Successes and limitations abroad
A 2021 study by researchers at the University of Nairobi and The Conversation explored why Kenya hasn’t introduced a standalone sugar tax. They found that sugar industry lobbying, a lack of political will, and limited public awareness have stalled health-focused tax reforms. The researchers concluded that public education, advocacy, and a strong evidence base are critical to creating meaningful policy change.
In contrast, Mexico introduced a national sugar tax in 2014, coupled with strong public health campaigns. Within a year, sugary drink purchases dropped by 12 per cent, with the largest decrease seen among low-income households. This success wasn’t just about price—it was also about shifting public attitudes and raising awareness of sugar’s health risks.

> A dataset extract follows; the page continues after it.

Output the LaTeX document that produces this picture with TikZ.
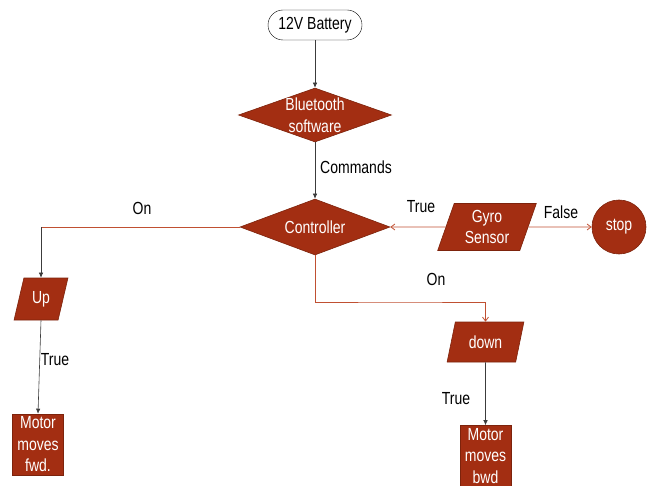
\documentclass[tikz,border=0pt]{standalone}
\usepackage{fontspec}
\setmainfont{Liberation Sans}[FakeStretch=0.8]
\usetikzlibrary{shapes.geometric,shapes.misc,arrows.meta}
\definecolor{rust}{RGB}{163,46,18}
\definecolor{rustdark}{RGB}{125,35,12}
\definecolor{rustline}{RGB}{192,80,50}
\definecolor{darkline}{RGB}{60,60,60}
\tikzset{
  box/.style={draw=rustdark, fill=rust, line width=0.6pt, inner sep=0pt},
  dia/.style={box, diamond, inner sep=0.5pt},
  para/.style={box, trapezium, trapezium left angle=72, trapezium right angle=108, trapezium stretches=true, inner sep=1pt},
  wtxt/.style={text=white, align=center, font=\fontsize{17.5}{21.5}\selectfont},
  ltxt/.style={text=white, align=center, inner sep=0pt, font=\fontsize{17.5}{22}\selectfont},
  lab/.style={text=black, inner sep=0pt, font=\fontsize{17.5}{21}\selectfont},
  blk/.style={draw=darkline, line width=0.6pt, -{Latex[length=5pt,width=4.5pt]}},
  brn/.style={draw=rustline, line width=0.8pt},
  brna/.style={brn, -{Straight Barb[length=4pt,width=6pt]}},
}
\begin{document}
\begin{tikzpicture}[x=1pt,y=-1pt]
\useasboundingbox (0,0) rectangle (652,486);
% nodes
\node[draw=black, fill=white, rounded corners=15pt, minimum width=94pt, minimum height=30pt, inner sep=0pt, lab] (bat) at (315,25) {12V Battery};
\node[dia, minimum width=153pt, minimum height=54pt] (bt) at (315,115) {};
\node[ltxt] (btt) at (315,115) {Bluetooth\\software};
\node[dia, minimum width=150pt, minimum height=56pt] (ctrl) at (315,227) {};
\node[ltxt] (ctrlt) at (315,227) {Controller};
\node[para, wtxt, minimum width=99pt, minimum height=47pt] (gyro) at (487,227) {Gyro\\Sensor};
\node[box, circle, minimum size=54pt, wtxt] (stop) at (619,227) {stop};
\node[para, wtxt, minimum width=54pt, minimum height=42pt] (up) at (41,299) {Up};
\node[box, minimum width=51pt, minimum height=61pt, wtxt] (fwd) at (38,444.5) {Motor\\moves\\fwd.};
\node[para, wtxt, minimum width=77pt, minimum height=40pt] (down) at (485.5,342) {down};
\node[box, minimum width=51pt, minimum height=61pt, wtxt] (bwd) at (485.5,456) {Motor\\moves\\bwd};
% labels
\node[lab] (lcmd) at (356,167) {Commands};
\node[lab] (lon1) at (142,208) {On};
\node[lab] (ltr1) at (421,207) {True};
\node[lab] (lfal) at (561,212) {False};
\node[lab] (lon2) at (436,279) {On};
\node[lab] (ltr2) at (55,360) {True};
\node[lab] (ltr3) at (456,399) {True};
% connectors
\draw[blk] (bat.south) -- (bt.north);
\draw[blk] (bt.south) -- (ctrl.north);
\coordinate (k1) at (ctrl.west -| up.north);
\draw[brn] (ctrl.west) -- (k1);
\draw[blk] (k1) -- (up.north);
\draw[blk] (up.south) -- (fwd.north);
\coordinate (k2) at (400,302);
\draw[brna] (ctrl.south) |- (k2) -| (down.north);
\draw[blk] (down.south) -- (bwd.north);
\draw[brna] (gyro.west) -- (ctrl.east);
\draw[brna] (gyro.east) -- (stop.west);
\end{tikzpicture}
\end{document}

Other countries offer similar lessons. In South Africa, a sugar tax reduced purchases by nearly 5 grams per person per day. However, long-term behaviour change remained elusive without continued public engagement. In Saudi Arabia, a steep 50 per cent tax on sugary beverages failed to significantly reduce consumption over five years, because the price hike alone wasn’t enough to shift entrenched consumer habits.
Studies suggest that several key components are essential to complement taxation efforts. Public education campaigns play a vital role in shifting consumer perceptions and raising awareness about the health risks associated with excessive sugar and addictive substance consumption.
Front-of-package labelling, including graphic warnings, helps make sugar content more visible and understandable, empowering consumers to make healthier choices. Marketing restrictions, particularly those aimed at shielding children from targeted advertising, are crucial in preventing early exposure and addiction.
Robust data collection and monitoring systems are also necessary to track consumption trends and assess the impact of interventions over time. reinvesting tax revenues into health promotion initiatives, school nutrition programs, and community outreach ensures that the benefits of taxation translate into tangible improvements in public health.